Sin embargo, la guerra en Ucrania, la aceleración de la crisis climática, la adopción de la Ley de Reducción de la Inflación en Estados Unidos y el reconocimiento de que el PIB europeo ha disminuido en comparación con Estados Unidos y China, ha propiciado que la Comisión Europea se haya empeñado en promover la competitividad de la región. En este sentido, la banca pueda jugar un rol trascendental para fortalecer la competitividad de nuestra economía y contribuir a la autonomía estratégica europea en ámbitos tan relevantes como la defensa, la energía o la industria.
Mientras en la UE se debate sobre la necesidad de impulsar el Mercado Único de Capitales y la creación de la Unión Bancaria en la que los capitales circulen en función de las necesidades, con el fin de optimizar su uso y garantizar que los ahorros de un Estado miembro puedan financiar una inversión en otro Estado miembro, no puede dejarse a un lado la relevancia de la financiación bancaria, que actualmente representa el 79% de las necesidades corporativas en Europa, frente al 39% en Estados Unidos. Por ello, en lugar de cuestionar y tasar de manera arbitraria los beneficios del sector y continuar encorsetando el alcance de la banca con una férrea regulación financiera, se debería de entender que solo promoviendo la competitividad del sector e impulsando una revisión del marco regulatorio para hacerlo más sencillo, comprensivo, estratégico y adaptable, España y la UE estarán en condiciones de financiar las necesidades futuras de nuestro continente, garantizar la soberanía económica e industrial y contribuir al éxito de la transición ecológica para seguir siendo líderes en la reducción de emisiones de CO2.
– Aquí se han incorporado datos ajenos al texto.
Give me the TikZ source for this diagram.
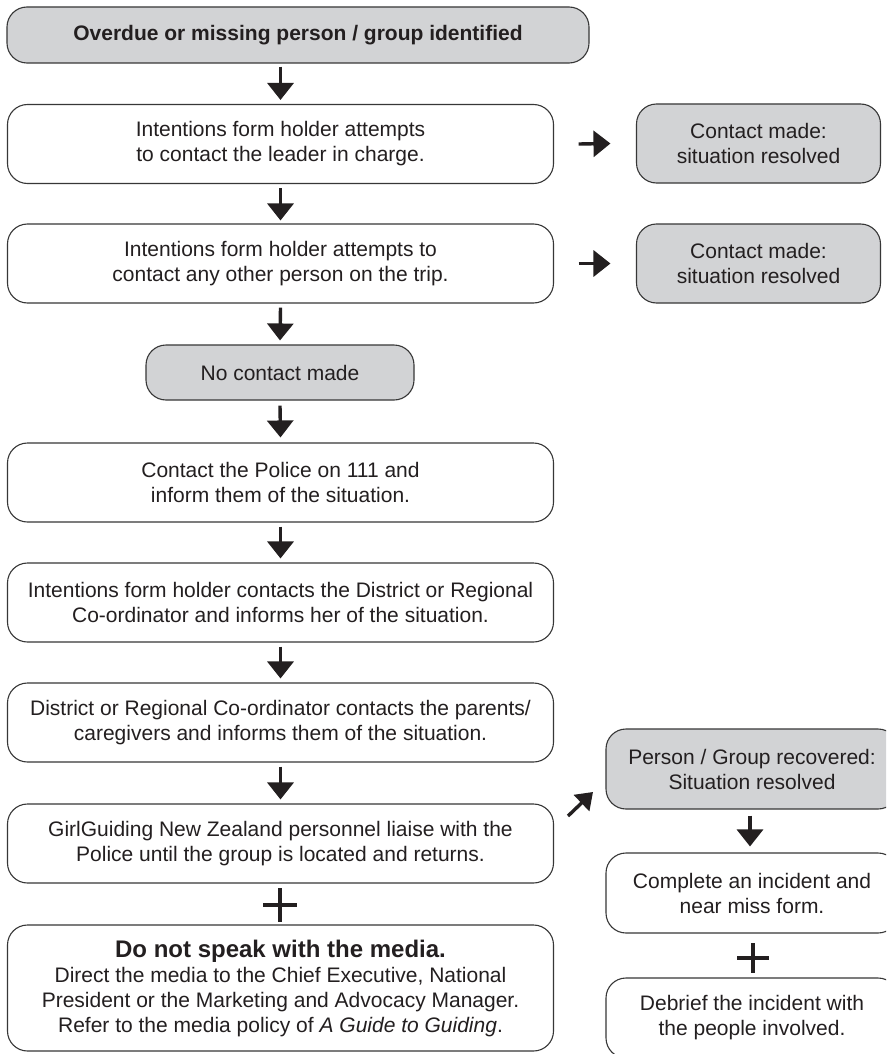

La alternativa a este escenario supone condenar al sector a mantenerse al margen de esta transformación y encerrase en un modelo de negocio que, por el envejecimiento de la población, estará forzado a limitarse fundamentalmente a la gestión de depósitos y la intermediación de pagos. Y aunque es muy probable que la banca vuelva a reinventarse, incluso en este escenario tan adverso, es un riesgo que no debería de asumirse por el bien del sector y por el futuro de España y de Europa.